Soletta, Stream of consciousness

La recensione inutile

«Ma con Ettore leggevamo libri, sai, e ridevamo, anche. Eravamo vicini. Una volta, di nascosto dagli altri, come due che fanno una pazzia, ci siamo stesi nel prato a pancia in su, era quasi notte e c’erano le stelle e in alto i rami degli alberi sembrava si volessero toccare e c’era una buona umidità che veniva su dalla terra e ci abbracciava, come se la terra avesse le dita, dita lunghe e molto fresche, e siamo stati zitti, insieme, zitti e vicini a vedere la notte che arrivava.

Quando mi sono sposata, Ettore mi ha mandato un cesto di rose, gigli, gelsomini: tutto bianco. Nessuno mi ha mai mandato dei fiori così. Mi piacerebbe averti raccontato tutte queste cose prima, aver fatto in tempo, intendo, perché eri troppo piccola. Ma ti sarebbero piaciute, è bello raccontare i propri ricordi a chi si ama, è una maniera per far vivere certe persone anche dentro le teste degli altri che alla fine arrivano a conoscerle, quelle persone, come se fossero amiche loro. E forse se avessi fatto in tempo a farti assaggiare almeno un po’ di questi ricordi ti avrei lasciato un pezzettino di più di me stessa, quella vera che per anni mi ero dimenticata  e che mi sono ricordata di essere, finalmente, quando poi sei arrivata tu.

Dicevo che certi figli forse sono fatti solo di desideri: tu sei la mia voglia di ridere e di stare zitta sotto le stelle e di essere semplice e buona e felice.
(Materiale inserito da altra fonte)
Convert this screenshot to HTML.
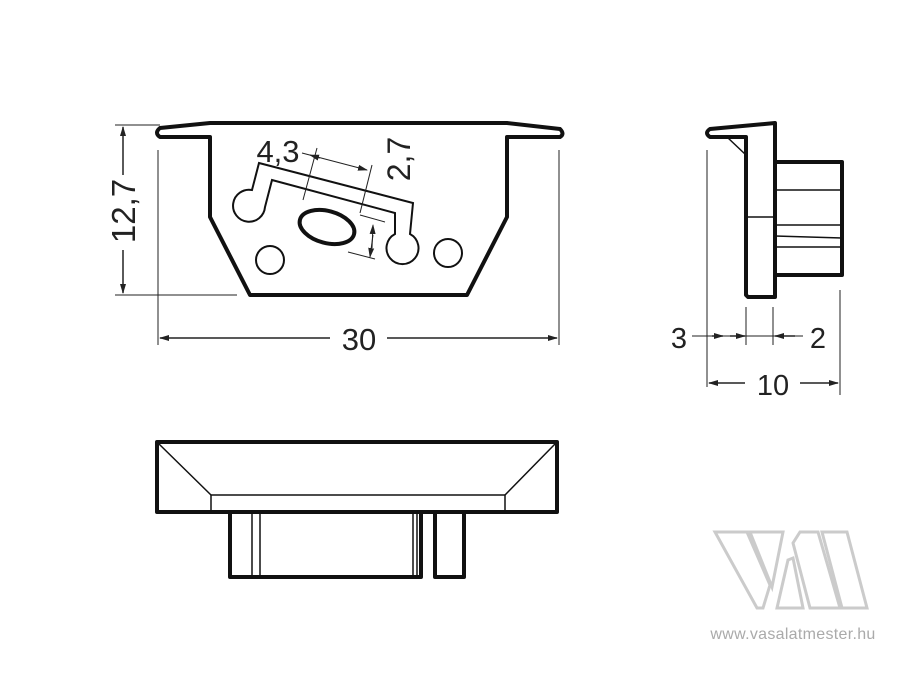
<!DOCTYPE html>
<html><head><meta charset="utf-8"><style>
html,body{margin:0;padding:0;background:#fff;}
svg{display:block;}
text{font-family:"Liberation Sans",sans-serif;fill:#222;}
</style></head><body>
<svg width="900" height="675" viewBox="0 0 900 675" xmlns="http://www.w3.org/2000/svg">
<defs>
<marker id="a" markerWidth="10" markerHeight="8" refX="9" refY="4" orient="auto" markerUnits="userSpaceOnUse"><path d="M0,1 L10,4 L0,7 Z" fill="#222"/></marker>
</defs>
<rect width="900" height="675" fill="#fff"/>
<!-- TOP VIEW -->
<g fill="none" stroke="#111" stroke-width="4" stroke-linejoin="round">
<path d="M210,123 L507,123 L560,129 Q565,134 560,137 L507,137 L507,217 L467,295 L250,295 L210,217 L210,137 L160,137 Q154,133 160,128 Z"/>
<ellipse cx="327" cy="227" rx="28" ry="16" transform="rotate(15 327 227)" stroke-width="4"/>
</g>
<g fill="none" stroke="#111" stroke-width="2">
<circle cx="270" cy="260" r="14"/>
<circle cx="448" cy="253" r="14"/>
<path d="M259,163 L413,203 L410,234 A16,16 0 1 1 395,234 L395,213 L272,180 L265,207 A16,16 0 1 1 252,190 Z"/>
</g>
<g stroke="#222" stroke-width="1" fill="none">
<line x1="317" y1="148" x2="303" y2="200"/>
<line x1="372" y1="165" x2="360" y2="213"/>
<line x1="360" y1="215" x2="385" y2="222"/>
<line x1="348" y1="252" x2="375" y2="259"/>
<line x1="302" y1="153" x2="367" y2="170" marker-end="url(#a)"/>
<line x1="320" y1="158" x2="310" y2="155" marker-end="url(#a)"/>
<line x1="373" y1="235" x2="370" y2="257" marker-end="url(#a)"/>
<line x1="372" y1="248" x2="373" y2="225" marker-end="url(#a)"/>
<line x1="115" y1="125" x2="160" y2="125"/>
<line x1="115" y1="295" x2="237" y2="295"/>
<line x1="158" y1="150" x2="158" y2="345"/>
<line x1="559" y1="150" x2="559" y2="345"/>
</g>
<g stroke="#222" stroke-width="1.5" fill="none">
<line x1="123" y1="175" x2="123" y2="127" marker-end="url(#a)"/>
<line x1="123" y1="250" x2="123" y2="293" marker-end="url(#a)"/>
<line x1="330" y1="338" x2="160" y2="338" marker-end="url(#a)"/>
<line x1="387" y1="338" x2="557" y2="338" marker-end="url(#a)"/>
</g>
<text x="278" y="162" font-size="31" text-anchor="middle">4,3</text>
<text transform="translate(410,159) rotate(-90)" font-size="32" text-anchor="middle">2,7</text>
<text transform="translate(135,211) rotate(-90)" font-size="33" text-anchor="middle">12,7</text>
<text x="359" y="350" font-size="31" text-anchor="middle">30</text>
<!-- SIDE VIEW -->
<g fill="none" stroke="#111" stroke-width="4" stroke-linejoin="round">
<path d="M775,123 L775,297 L748,297 L746,295 L746,137 L710,137 Q704,133 710,129 Z"/>
<rect x="775" y="162" width="67" height="113"/>
</g>
<g stroke="#111" stroke-width="1.5" fill="none">
<line x1="727" y1="137" x2="746" y2="155"/>
<line x1="746" y1="217" x2="775" y2="217"/>
<line x1="775" y1="190" x2="842" y2="190"/>
<line x1="775" y1="225" x2="842" y2="225"/>
<line x1="775" y1="236" x2="842" y2="238"/>
<line x1="775" y1="247" x2="842" y2="247"/>
</g>
<g stroke="#222" stroke-width="1" fill="none">
<line x1="707" y1="150" x2="707" y2="387"/>
<line x1="746" y1="307" x2="746" y2="345"/>
<line x1="773" y1="307" x2="773" y2="345"/>
<line x1="840" y1="290" x2="840" y2="395"/>
<line x1="692" y1="336" x2="803" y2="336"/>
</g>
<g stroke="#222" stroke-width="1.5" fill="none">
<line x1="712" y1="336" x2="723" y2="336" marker-end="url(#a)"/>
<line x1="730" y1="336" x2="745" y2="336" marker-end="url(#a)"/>
<line x1="795" y1="336" x2="775" y2="336" marker-end="url(#a)"/>
<line x1="745" y1="383" x2="709" y2="383" marker-end="url(#a)"/>
<line x1="800" y1="383" x2="838" y2="383" marker-end="url(#a)"/>
</g>
<text x="679" y="348" font-size="29" text-anchor="middle">3</text>
<text x="818" y="348" font-size="29" text-anchor="middle">2</text>
<text x="773" y="395" font-size="29" text-anchor="middle">10</text>
<!-- BOTTOM VIEW -->
<g fill="none" stroke="#111" stroke-width="4" stroke-linejoin="round">
<rect x="157" y="442" width="400" height="70"/>
<path d="M230,512 L230,577 L421,577 L421,512"/>
<path d="M435,512 L435,577 L464,577 L464,512"/>
</g>
<g stroke="#111" stroke-width="1.5" fill="none">
<line x1="159" y1="444" x2="211" y2="495"/>
<line x1="555" y1="444" x2="505" y2="495"/>
<line x1="211" y1="495" x2="505" y2="495"/>
<line x1="211" y1="495" x2="211" y2="512"/>
<line x1="505" y1="495" x2="505" y2="512"/>
<line x1="252" y1="512" x2="252" y2="577"/>
<line x1="260" y1="512" x2="260" y2="577"/>
<line x1="413" y1="512" x2="413" y2="577"/>
<line x1="417" y1="512" x2="417" y2="577"/>
</g>
<!-- LOGO -->
<g fill="none" stroke="#cbcbcb" stroke-width="3" stroke-linejoin="miter">
<polygon points="715,532 747,532 770,585 763,608 757,608"/>
<polygon points="750,532 783,532 772,587"/>
<polygon points="788,560 793,558 803,608 777,608"/>
<polygon points="793,543 800,532 818,532 840,608 810,608"/>
<polygon points="822,532 847,532 867,608 842,608"/>
</g>
<text x="793" y="639" font-size="16" text-anchor="middle" style="fill:#aaa;letter-spacing:0.3px">www.vasalatmester.hu</text>
</svg>
</body></html>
Poi le cose che cambiano hanno cambiato anche me, ma ci sei tu, stellina, che sei me e sei diversa insieme, così tu, alla fine, che nessuno ti somiglia, ma la luce di quella sera l’hai presa tutta.»

 

«Resta lì, come ti piace fare, a guardare il fuoco come fosse la prima volta che lo vedi, o l’ultima. Annusa l’odore buono del legno che si sfa, segui il viaggio pazzo delle scintille che scompaiono inghiottite dalla cappa, ascolta come scricchiola quel ceppo grande al tocco delle fiamme. Guarda la faccia vecchia del nonno, guardala bene mentre la luce speciale del fuoco la illumina dal basso, ed è come se il fuoco fosse dentro di lui: contagli le rughe, segui con gli occhi il disegno del suo naso, impara bene il colore dei suoi occhi. E mandami, se puoi, qualcuno di questi momenti quando mi pensi: così anch’io avrò più chiare e vicine le cose che vorrei aver scritte dentro e che invece diventano sempre più pallide, e parlano troppo piano, le cose che ho tanta paura di perdere col tuo ricordo, col ricordo di te.»
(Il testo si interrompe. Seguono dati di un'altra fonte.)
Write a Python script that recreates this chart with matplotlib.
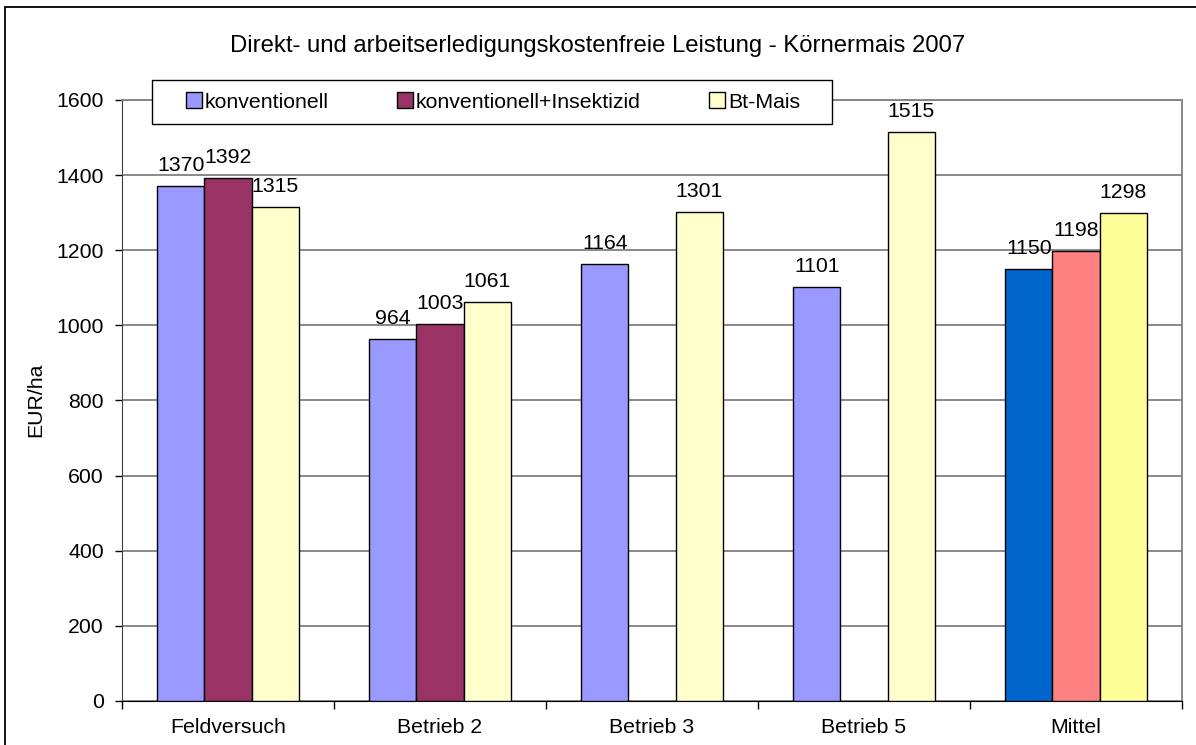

Il libro che non ti aspetti, quello comperato quasi per caso, quello che non faceva parte della pila delle pagine da leggere. Il libro che non ti ha consigliato nessuno, di cui non hai letto neanche una riga sui giornali. Il libro che non ha cambiato la vita della sua scrittrice. Il libro che costa poco e ha una copertina semplice e infantile. Il libro con il dialogo impossibile tra una mamma morta (in corsivo) e una bimba che forse fa finta di non saperlo (senza una virgola, un punto, una maiuscola), il libro dove un’anima ormai beata confessa la noia e la freddezza della beatitudine, il libro contro tutti i conformismi  e l’ipocrisia dell’etica familiare. Il libro dell’amore smisurato verso la figlia che ti fa risorgere dalle ceneri di un matrimonio senza amore (…perché Ettore, del passo che ho citato, NON è il padre della piccola orfana…). Il libro che non vi dico nemmeno come s’intitola e chi l’ha scritto, e me lo tengo come un segreto.